Il est donc bien un moment où philosophie et foi se rejoignent : non tant en ce vœu de pauvreté qui en lui-même n'a pas grand sens mais dut bien être truchement convénient pour soumettre fidèles à clercs, mais en ce refus de tout biais qui vous détournerait du monde et de la connaissance du monde ; de l'être et de la connaissance de l'être. Il y a quelque chose dans ce cri orgueilleux qui fait penser à Luther : tout homme est pape une Bible à la main ! Autre manière de dire : que rien ni personne ne s'interpose entre moi et Dieu. Qui aura été ainsi la reformulation moderne du Ecarte-toi de mon soleil.
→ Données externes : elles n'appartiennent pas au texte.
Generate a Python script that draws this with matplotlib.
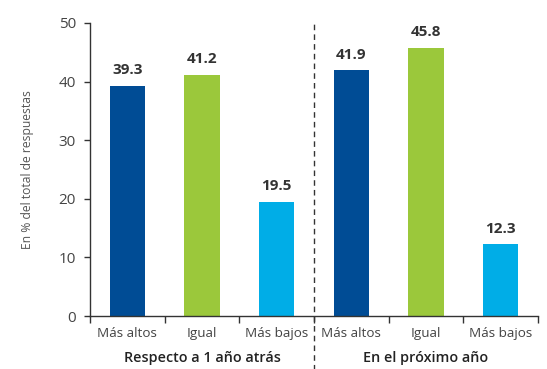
import matplotlib
matplotlib.use("Agg")
import matplotlib.pyplot as plt
from matplotlib.transforms import blended_transform_factory

plt.rcParams['font.family'] = ['Open Sans', 'DejaVu Sans']

categories = ["Más altos", "Igual", "Más bajos", "Más altos", "Igual", "Más bajos"]
values = [39.3, 41.2, 19.5, 41.9, 45.8, 12.3]
groups = ["Respecto a 1 año atrás", "En el próximo año"]
yticks = [0, 10, 20, 30, 40, 50]
colors = ["#004C95", "#9BC83B", "#00ADE7"] * 2

fig = plt.figure(figsize=(5.47, 3.69), dpi=100)
ax = fig.add_axes([90 / 547, 53 / 369, 448 / 547, 293 / 369])

x = list(range(len(values)))
ax.bar(x, values, width=0.47, color=colors, zorder=2)

for xi, v in zip(x, values):
    ax.annotate(f"{v:.1f}", (xi, v), xytext=(0, 6), textcoords="offset points",
                ha="center", va="bottom", fontsize=11, fontweight="bold", color="#333333")

ax.set_xlim(-0.5, 5.5)
ax.set_ylim(0, 50)
ax.set_yticks(yticks)
ax.set_yticklabels([str(t) for t in yticks])

# boundary ticks between categories, labels at category centres
ax.set_xticks([i - 0.5 for i in range(7)])
ax.set_xticklabels([])
ax.set_xticks(x, minor=True)
ax.set_xticklabels(categories, minor=True)
ax.tick_params(axis="x", which="major", length=5, width=1, color="#333333", direction="out")
ax.tick_params(axis="x", which="minor", length=0, pad=8, labelsize=9.7, labelcolor="#444444")
ax.tick_params(axis="y", length=4, width=1, color="#333333", pad=6, labelsize=11, labelcolor="#444444")

for s in ["top", "right"]:
    ax.spines[s].set_visible(False)
for s in ["left", "bottom"]:
    ax.spines[s].set_color("#333333")
    ax.spines[s].set_linewidth(1)

ax.set_ylabel("En % del total de respuestas", fontsize=8.7, color="#555555", labelpad=18)

trans = blended_transform_factory(ax.transData, ax.transAxes)
ax.plot([2.5, 2.5], [-0.19, 1.01], transform=trans, clip_on=False,
        color="#333333", linewidth=1, linestyle=(0, (4, 3)))

for i, g in enumerate(groups):
    ax.text(1 + 3 * i, -0.145, g, transform=trans, ha="center", va="center",
            fontsize=10.4, fontweight="semibold", color="#222222")

fig.savefig("out.png", dpi=100)
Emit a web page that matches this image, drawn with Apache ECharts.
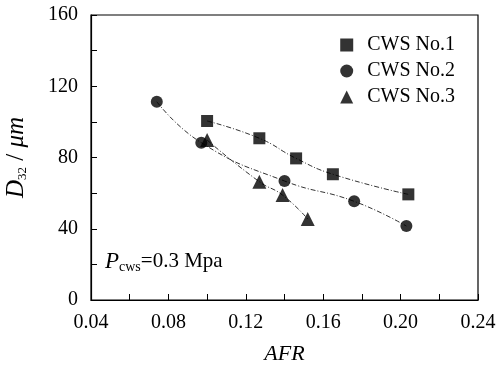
<!DOCTYPE html>
<html>
<head>
<meta charset="utf-8">
<script src="https://cdn.jsdelivr.net/npm/echarts@6/dist/echarts.min.js"></script>
<style>
  html, body { margin: 0; padding: 0; background: #fff; }
  #chart { width: 496px; height: 365px; }
</style>
</head>
<body>
<div id="chart"></div>
<script>
// values: [AFR, D32]
const cws1 = [[0.100, 100.5], [0.127, 90.8], [0.146, 79.5], [0.165, 70.6], [0.204, 59.3]];
const cws2 = [[0.074, 111.3], [0.097, 88.3], [0.140, 66.8], [0.176, 55.4], [0.203, 41.5]];
const cws3 = [[0.100, 89.8], [0.127, 66.4], [0.139, 58.9], [0.152, 45.5]];
const xTicks = [0.04, 0.08, 0.12, 0.16, 0.20, 0.24];
const yTicks = [0, 40, 80, 120, 160];

const font = 'Liberation Serif';
const chart = echarts.init(document.getElementById('chart'));

const fit = (data) => ({
  type: 'line', data: data, smooth: true, symbol: 'none', silent: true,
  lineStyle: { color: '#333', width: 1, type: [5, 2, 1, 2] }, z: 1
});
const pts = (name, data, symbol, size) => ({
  name: name, type: 'scatter', data: data, symbol: symbol, symbolSize: size,
  itemStyle: { color: '#000' }, z: 3
});

chart.setOption({
  animation: false,
  textStyle: { fontFamily: font, color: '#000' },
  grid: {
    left: 91, right: 18, top: 15, bottom: 65, containLabel: false, outerBoundsMode: 'none',
    show: true, borderColor: '#000', borderWidth: 1.2
  },
  legend: {
    right: 36, top: 30, orient: 'vertical', itemGap: 6, itemWidth: 13, itemHeight: 13,
    textStyle: { fontFamily: font, fontSize: 20, color: '#000', padding: [0, 0, 0, 9] },
    data: [
      { name: 'CWS No.1', icon: 'rect' },
      { name: 'CWS No.2', icon: 'circle' },
      { name: 'CWS No.3', icon: 'triangle' }
    ]
  },
  xAxis: {
    type: 'value', min: xTicks[0], max: xTicks[xTicks.length - 1], interval: 0.04,
    name: 'AFR', nameLocation: 'middle', nameGap: 43,
    nameTextStyle: { fontFamily: font, fontSize: 22, fontStyle: 'italic', color: '#000' },
    axisLine: { lineStyle: { color: '#000', width: 1.2 } },
    axisTick: { inside: true, length: 6, lineStyle: { color: '#000' } },
    minorTick: { show: true, splitNumber: 2, length: 6, lineStyle: { color: '#000' } },
    axisLabel: { fontFamily: font, fontSize: 20, color: '#000', margin: 13, formatter: v => v.toFixed(2) },
    splitLine: { show: false }
  },
  yAxis: {
    type: 'value', min: yTicks[0], max: yTicks[yTicks.length - 1], interval: 40,
    name: '{it|D}{sub|32}{n| / }{it|μm}', nameLocation: 'middle', nameGap: 62, nameRotate: 90,
    nameTextStyle: {
      rich: {
        it: { fontFamily: font, fontSize: 25, fontStyle: 'italic', color: '#000' },
        sub: { fontFamily: font, fontSize: 13, color: '#000', verticalAlign: 'bottom', padding: [10, 0, 0, 0] },
        n: { fontFamily: font, fontSize: 25, color: '#000' }
      }
    },
    axisLine: { lineStyle: { color: '#000', width: 1.2 } },
    axisTick: { inside: true, length: 6, lineStyle: { color: '#000' } },
    minorTick: { show: true, splitNumber: 2, length: 6, lineStyle: { color: '#000' } },
    axisLabel: { fontFamily: font, fontSize: 20, color: '#000', margin: 13 },
    splitLine: { show: false }
  },
  graphic: [{
    type: 'text', left: 105, top: 250,
    style: {
      text: '{it|P}{sub|cws}{n|=0.3 Mpa}',
      rich: {
        it: { fontFamily: font, fontSize: 23, fontStyle: 'italic', fill: '#000' },
        sub: { fontFamily: font, fontSize: 14, fill: '#000', verticalAlign: 'bottom', padding: [12, 0, 0, 0] },
        n: { fontFamily: font, fontSize: 21, fill: '#000' }
      }
    }
  }],
  series: [
    fit(cws1), fit(cws2), fit(cws3),
    pts('CWS No.1', cws1, 'rect', 12),
    pts('CWS No.2', cws2, 'circle', 12),
    pts('CWS No.3', cws3, 'triangle', 14)
  ]
});
</script>
</body>
</html>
Il doit bien y avoir quelque chose de cet orgueil-là - parce que c'en est un - dans l'attitude de Nietzsche qui monte dans les hauteurs : tutoyer les étoiles ; laissez en bas déceptions, destin funeste et ne s'occuper que de lumière ; que de savoir.

Oh bien sûr ses propres feux qu'il allume et contemple la nuit durant rendent moins visibles les étoiles lointaines : comment être certain qu'il ne chercha pas à substituer ceux-ci à celles-là ? Il s'est trouvé espace où il était grand et où rien, plus mêmes les étoiles, ne viendraient le contredire.

La cruelle inversion

Comment dire autrement que cette histoire est trop belle ? Comment s'assurer que cette heureuse disposition devant l'éclosion de l'être - qui est sans doute la plus jolie définition de la connaissance - que cet espace libéré par les marchands ou délaissé par les puissants ne devienne pas lui-même demain un nouvel enjeu ? Et que ces aventuriers de la connaissance; chiens parmi les chiens, ne devinssent à leur tour cyniques et ne fissent commerce de leurs trouvailles. Même dans ce domaine on se mit à inventer prix, récompenses et même honneurs rendus. Comment être certain que Nietzsche ne fût pas seulement vexé ne n'avoir pas été reconnu dans sa grandeur, sage parmi les sages ; valait-il la peine en fin de compte de renoncer à tout, de se brouiller avec Wagner, de perdre Lou, pour se retrouver ainsi seul, ignoré de tous ? L'espace des sciences était sacré, inviolé ; on avait même inventé des universités, temples de la pensée aussi inviolables que ceux de la piété. Elles valaient bien ces abbayes où vivre selon la règle même si d'emblée Abélard les entacha de ses ambitions. Mais voilà, ce type de désintérêt dure peu ! et le siècle finit toujours par l'emporter. Point n'est besoin seulement se tancer Tartuffe ! ce tout petit détour commença tôt ! pas tout de suite, non mais bien vite pourtant.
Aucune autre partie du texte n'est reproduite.